Task brief
Beneath this line sits some data. Return only its lines from the one holding "Clone this chart in Observable Plot." through the one holding "78.4, 70.3, 61.4];", inclusive, exactly, with the images removed.

Records with drawing code
◇ ◇ ◇

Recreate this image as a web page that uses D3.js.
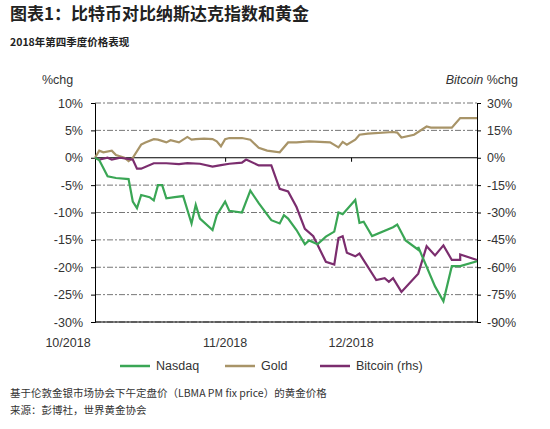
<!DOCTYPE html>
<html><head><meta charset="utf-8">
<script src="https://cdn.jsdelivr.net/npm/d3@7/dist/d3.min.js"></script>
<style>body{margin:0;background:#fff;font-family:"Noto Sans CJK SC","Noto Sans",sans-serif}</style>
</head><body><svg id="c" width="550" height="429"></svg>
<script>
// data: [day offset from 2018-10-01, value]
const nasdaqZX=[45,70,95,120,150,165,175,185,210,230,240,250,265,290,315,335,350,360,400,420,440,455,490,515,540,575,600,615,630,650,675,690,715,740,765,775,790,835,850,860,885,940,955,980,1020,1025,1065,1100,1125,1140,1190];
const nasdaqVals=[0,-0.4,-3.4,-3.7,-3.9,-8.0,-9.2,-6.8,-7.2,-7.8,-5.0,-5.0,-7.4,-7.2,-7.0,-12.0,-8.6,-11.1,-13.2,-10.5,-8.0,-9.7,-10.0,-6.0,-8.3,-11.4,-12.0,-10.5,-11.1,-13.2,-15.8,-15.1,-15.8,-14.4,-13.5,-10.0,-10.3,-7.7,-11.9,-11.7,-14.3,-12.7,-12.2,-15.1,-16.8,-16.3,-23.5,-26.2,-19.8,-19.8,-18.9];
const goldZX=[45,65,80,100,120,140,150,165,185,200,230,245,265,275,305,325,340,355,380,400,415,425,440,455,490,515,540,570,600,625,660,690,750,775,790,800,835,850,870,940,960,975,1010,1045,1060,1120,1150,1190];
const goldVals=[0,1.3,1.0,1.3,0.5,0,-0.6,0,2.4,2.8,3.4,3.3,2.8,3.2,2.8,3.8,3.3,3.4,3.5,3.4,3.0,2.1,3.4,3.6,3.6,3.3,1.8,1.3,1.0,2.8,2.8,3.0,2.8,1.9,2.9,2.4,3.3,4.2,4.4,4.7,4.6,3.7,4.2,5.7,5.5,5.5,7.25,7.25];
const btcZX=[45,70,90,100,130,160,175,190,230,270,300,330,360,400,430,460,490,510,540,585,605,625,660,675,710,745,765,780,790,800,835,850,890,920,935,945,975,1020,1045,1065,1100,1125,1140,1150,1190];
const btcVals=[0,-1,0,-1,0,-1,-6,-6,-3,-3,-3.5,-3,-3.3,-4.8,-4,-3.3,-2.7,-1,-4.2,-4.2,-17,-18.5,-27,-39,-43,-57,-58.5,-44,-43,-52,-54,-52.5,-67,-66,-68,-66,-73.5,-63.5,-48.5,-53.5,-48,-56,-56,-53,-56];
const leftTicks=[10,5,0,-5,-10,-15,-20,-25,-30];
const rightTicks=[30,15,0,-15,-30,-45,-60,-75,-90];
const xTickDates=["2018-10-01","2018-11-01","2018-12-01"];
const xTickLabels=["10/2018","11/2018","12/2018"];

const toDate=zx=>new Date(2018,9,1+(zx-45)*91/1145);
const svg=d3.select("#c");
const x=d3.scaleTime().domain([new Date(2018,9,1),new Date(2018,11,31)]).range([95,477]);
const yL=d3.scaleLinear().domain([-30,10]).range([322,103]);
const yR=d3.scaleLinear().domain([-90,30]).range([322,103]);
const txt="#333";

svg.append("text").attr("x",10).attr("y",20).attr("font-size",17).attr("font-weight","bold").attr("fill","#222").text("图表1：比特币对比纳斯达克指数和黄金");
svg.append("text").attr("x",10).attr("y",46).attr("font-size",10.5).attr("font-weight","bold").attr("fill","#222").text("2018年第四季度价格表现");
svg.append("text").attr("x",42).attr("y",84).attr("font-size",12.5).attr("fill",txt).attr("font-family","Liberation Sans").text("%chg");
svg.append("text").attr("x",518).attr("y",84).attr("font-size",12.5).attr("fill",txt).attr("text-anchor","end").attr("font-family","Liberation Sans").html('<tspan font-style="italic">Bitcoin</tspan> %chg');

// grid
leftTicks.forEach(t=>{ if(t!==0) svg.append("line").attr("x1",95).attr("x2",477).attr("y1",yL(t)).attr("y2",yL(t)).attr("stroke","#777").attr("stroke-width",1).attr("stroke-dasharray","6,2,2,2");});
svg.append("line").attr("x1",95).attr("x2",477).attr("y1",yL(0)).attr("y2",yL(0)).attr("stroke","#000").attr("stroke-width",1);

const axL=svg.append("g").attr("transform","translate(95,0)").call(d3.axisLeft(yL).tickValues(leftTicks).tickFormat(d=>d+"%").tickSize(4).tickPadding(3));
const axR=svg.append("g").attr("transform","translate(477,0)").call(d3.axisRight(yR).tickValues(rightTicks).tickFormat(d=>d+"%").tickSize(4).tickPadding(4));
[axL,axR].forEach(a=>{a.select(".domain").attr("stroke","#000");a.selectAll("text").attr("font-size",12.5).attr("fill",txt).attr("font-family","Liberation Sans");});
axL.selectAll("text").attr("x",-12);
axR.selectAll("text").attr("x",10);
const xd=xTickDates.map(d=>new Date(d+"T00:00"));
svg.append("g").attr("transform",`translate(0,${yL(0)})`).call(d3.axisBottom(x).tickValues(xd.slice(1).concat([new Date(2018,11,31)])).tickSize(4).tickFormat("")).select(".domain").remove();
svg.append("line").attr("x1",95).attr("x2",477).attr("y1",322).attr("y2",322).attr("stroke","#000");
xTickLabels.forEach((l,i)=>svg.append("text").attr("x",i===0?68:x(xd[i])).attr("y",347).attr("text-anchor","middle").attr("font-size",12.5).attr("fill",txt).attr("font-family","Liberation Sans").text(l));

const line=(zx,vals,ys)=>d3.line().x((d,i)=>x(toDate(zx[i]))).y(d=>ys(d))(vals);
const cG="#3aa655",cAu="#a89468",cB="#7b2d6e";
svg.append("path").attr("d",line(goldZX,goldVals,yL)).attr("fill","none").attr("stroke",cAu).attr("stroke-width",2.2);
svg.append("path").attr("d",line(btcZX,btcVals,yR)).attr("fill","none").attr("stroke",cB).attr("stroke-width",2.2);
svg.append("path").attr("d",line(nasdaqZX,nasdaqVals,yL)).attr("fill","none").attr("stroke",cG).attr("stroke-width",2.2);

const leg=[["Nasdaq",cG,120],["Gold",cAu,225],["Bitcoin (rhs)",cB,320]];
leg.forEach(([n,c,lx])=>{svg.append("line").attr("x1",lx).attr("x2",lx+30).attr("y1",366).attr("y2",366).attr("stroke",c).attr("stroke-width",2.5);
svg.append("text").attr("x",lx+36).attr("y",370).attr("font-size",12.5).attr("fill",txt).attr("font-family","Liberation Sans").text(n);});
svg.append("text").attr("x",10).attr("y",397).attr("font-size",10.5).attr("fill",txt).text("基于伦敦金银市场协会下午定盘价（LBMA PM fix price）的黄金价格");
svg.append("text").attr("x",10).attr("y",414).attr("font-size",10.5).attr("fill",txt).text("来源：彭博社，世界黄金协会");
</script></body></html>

◇ ◇ ◇

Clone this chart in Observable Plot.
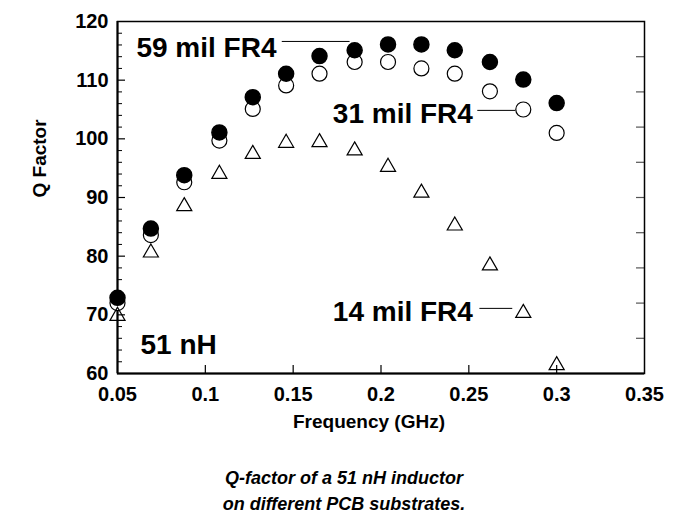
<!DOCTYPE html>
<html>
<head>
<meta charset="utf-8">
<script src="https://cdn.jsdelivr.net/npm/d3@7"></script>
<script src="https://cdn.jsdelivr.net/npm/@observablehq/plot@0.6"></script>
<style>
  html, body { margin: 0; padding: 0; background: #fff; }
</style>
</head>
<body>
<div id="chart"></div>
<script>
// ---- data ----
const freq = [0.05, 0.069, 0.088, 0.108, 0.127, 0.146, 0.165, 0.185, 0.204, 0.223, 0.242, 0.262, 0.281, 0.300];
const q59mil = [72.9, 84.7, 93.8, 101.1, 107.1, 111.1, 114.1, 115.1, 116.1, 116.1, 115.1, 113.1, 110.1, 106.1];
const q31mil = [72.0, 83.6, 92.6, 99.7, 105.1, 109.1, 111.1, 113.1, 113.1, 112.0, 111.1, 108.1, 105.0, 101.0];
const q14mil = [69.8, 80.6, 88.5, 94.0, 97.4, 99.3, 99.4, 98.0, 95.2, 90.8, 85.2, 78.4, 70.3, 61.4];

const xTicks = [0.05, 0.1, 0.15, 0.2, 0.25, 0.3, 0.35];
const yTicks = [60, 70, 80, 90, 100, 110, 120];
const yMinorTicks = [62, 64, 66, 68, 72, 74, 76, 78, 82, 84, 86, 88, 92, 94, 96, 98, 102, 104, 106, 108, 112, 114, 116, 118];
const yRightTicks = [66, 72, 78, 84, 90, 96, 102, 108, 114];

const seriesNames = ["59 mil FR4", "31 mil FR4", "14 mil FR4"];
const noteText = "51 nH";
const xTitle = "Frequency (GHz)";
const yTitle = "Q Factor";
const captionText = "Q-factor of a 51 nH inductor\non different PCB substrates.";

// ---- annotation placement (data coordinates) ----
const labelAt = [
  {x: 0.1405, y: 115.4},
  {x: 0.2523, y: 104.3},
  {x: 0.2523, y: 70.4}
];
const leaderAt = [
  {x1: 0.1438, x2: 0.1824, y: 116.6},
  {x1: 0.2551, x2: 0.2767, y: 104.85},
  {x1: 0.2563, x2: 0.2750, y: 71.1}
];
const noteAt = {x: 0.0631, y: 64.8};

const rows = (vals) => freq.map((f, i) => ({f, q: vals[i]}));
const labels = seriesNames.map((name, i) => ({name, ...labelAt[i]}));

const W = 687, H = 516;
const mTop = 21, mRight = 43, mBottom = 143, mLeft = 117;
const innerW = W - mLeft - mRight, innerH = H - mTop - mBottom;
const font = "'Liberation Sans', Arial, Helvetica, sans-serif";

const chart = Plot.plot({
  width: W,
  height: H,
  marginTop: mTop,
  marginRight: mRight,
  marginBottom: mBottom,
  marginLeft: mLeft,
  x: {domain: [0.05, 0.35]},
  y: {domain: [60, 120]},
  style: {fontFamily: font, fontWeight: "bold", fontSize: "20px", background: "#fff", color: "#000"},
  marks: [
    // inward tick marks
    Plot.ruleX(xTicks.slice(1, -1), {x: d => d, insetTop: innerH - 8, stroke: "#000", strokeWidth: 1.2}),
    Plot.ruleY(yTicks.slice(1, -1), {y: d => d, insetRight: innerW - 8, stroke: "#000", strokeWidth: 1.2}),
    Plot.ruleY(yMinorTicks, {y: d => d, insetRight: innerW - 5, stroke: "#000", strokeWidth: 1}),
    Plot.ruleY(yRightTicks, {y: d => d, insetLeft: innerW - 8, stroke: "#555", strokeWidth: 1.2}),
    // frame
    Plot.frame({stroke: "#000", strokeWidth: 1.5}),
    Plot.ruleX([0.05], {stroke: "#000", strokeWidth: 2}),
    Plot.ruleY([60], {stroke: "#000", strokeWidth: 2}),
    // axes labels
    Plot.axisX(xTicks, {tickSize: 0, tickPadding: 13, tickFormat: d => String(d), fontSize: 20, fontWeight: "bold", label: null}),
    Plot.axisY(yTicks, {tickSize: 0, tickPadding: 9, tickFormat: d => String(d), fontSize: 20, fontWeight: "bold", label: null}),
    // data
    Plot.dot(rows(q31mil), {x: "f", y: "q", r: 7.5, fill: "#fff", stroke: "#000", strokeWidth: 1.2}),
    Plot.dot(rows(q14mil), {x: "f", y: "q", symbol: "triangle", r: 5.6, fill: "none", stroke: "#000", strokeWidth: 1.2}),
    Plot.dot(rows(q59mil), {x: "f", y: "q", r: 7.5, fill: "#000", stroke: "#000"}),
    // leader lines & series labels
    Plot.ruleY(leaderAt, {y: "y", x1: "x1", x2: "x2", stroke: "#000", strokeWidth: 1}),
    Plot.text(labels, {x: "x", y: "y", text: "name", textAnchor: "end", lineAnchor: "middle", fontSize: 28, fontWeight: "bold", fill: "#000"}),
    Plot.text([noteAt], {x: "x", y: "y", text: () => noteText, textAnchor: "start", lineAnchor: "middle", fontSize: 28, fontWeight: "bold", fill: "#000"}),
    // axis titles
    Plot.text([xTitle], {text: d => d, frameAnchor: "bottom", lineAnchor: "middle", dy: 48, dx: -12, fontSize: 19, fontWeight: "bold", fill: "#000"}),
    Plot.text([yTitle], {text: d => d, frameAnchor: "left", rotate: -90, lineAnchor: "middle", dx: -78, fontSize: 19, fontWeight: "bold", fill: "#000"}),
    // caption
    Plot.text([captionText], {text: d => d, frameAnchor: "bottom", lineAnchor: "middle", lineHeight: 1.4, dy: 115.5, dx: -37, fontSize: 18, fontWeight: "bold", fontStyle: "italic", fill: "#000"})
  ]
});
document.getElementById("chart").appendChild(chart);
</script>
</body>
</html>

◇ ◇ ◇

Result
Clone this chart in Observable Plot.
<!DOCTYPE html>
<html>
<head>
<meta charset="utf-8">
<script src="https://cdn.jsdelivr.net/npm/d3@7"></script>
<script src="https://cdn.jsdelivr.net/npm/@observablehq/plot@0.6"></script>
<style>
  html, body { margin: 0; padding: 0; background: #fff; }
</style>
</head>
<body>
<div id="chart"></div>
<script>
// ---- data ----
const freq = [0.05, 0.069, 0.088, 0.108, 0.127, 0.146, 0.165, 0.185, 0.204, 0.223, 0.242, 0.262, 0.281, 0.300];
const q59mil = [72.9, 84.7, 93.8, 101.1, 107.1, 111.1, 114.1, 115.1, 116.1, 116.1, 115.1, 113.1, 110.1, 106.1];
const q31mil = [72.0, 83.6, 92.6, 99.7, 105.1, 109.1, 111.1, 113.1, 113.1, 112.0, 111.1, 108.1, 105.0, 101.0];
const q14mil = [69.8, 80.6, 88.5, 94.0, 97.4, 99.3, 99.4, 98.0, 95.2, 90.8, 85.2, 78.4, 70.3, 61.4];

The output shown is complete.